Taking the name of Priscilla from the place where it began, the congregation was founded by a devout priest from Bologna, Giulio Belvederi, who was also an archeologist. He was brought to Rome by Pope Pius XI to build not only the new seat of the Pontifical Institute for Christian Archaeology, but also the houses over the entrances to catacombs, which were then being opened up to the general public. This project was undertaken to bring modern Christians closer to these important witnesses to the early faith, and inspire in them a renewal of both love and hope.

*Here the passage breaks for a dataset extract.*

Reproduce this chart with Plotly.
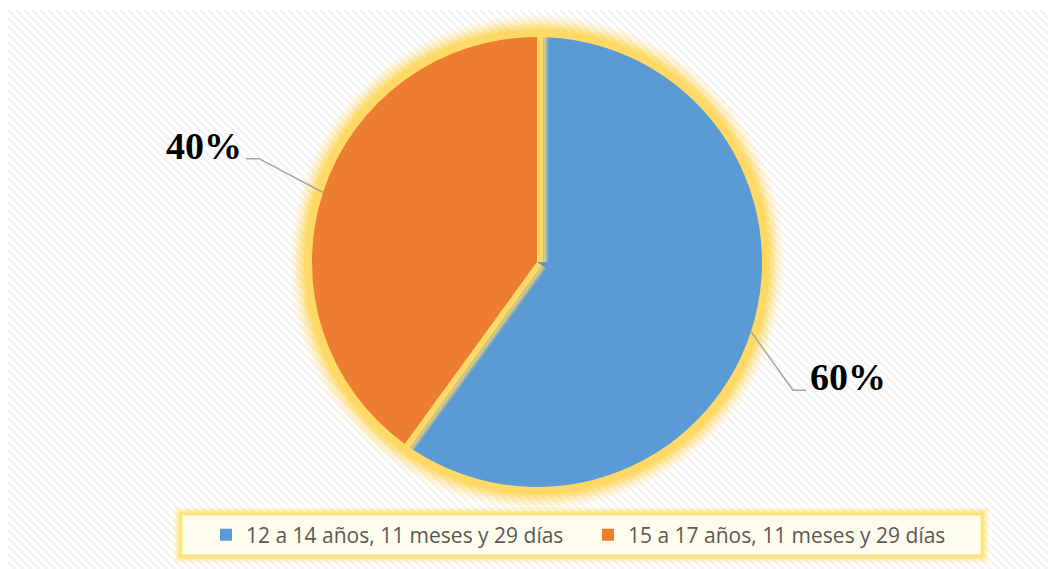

To his spiritual daughters, Monsignor Belvederi gave as their community rule that of St. Benedict, which he regarded for its simplicity as the rule closest to the spirit of the Gospel and the way of life of the Apostles. The motto of the Benedictine Order, “Pray and work”, describes the joyful life of a true religious community, a life focused on the praise of God in the celebration of the Mass and Divine Office, and work done in a spirit of humility in the service of the Church.
The Benedictines arrange for groups to visit the Catacombs, taking care to explain its history and archaeology, but above all its religious value, as a holy place sanctified by the heroic witness of the early Christians, and at times by the shedding of their blood. Their faith is expressed here in these simple pictures, whose value lies not so much in their artistic qualities, as in the beliefs expressed and taught by them.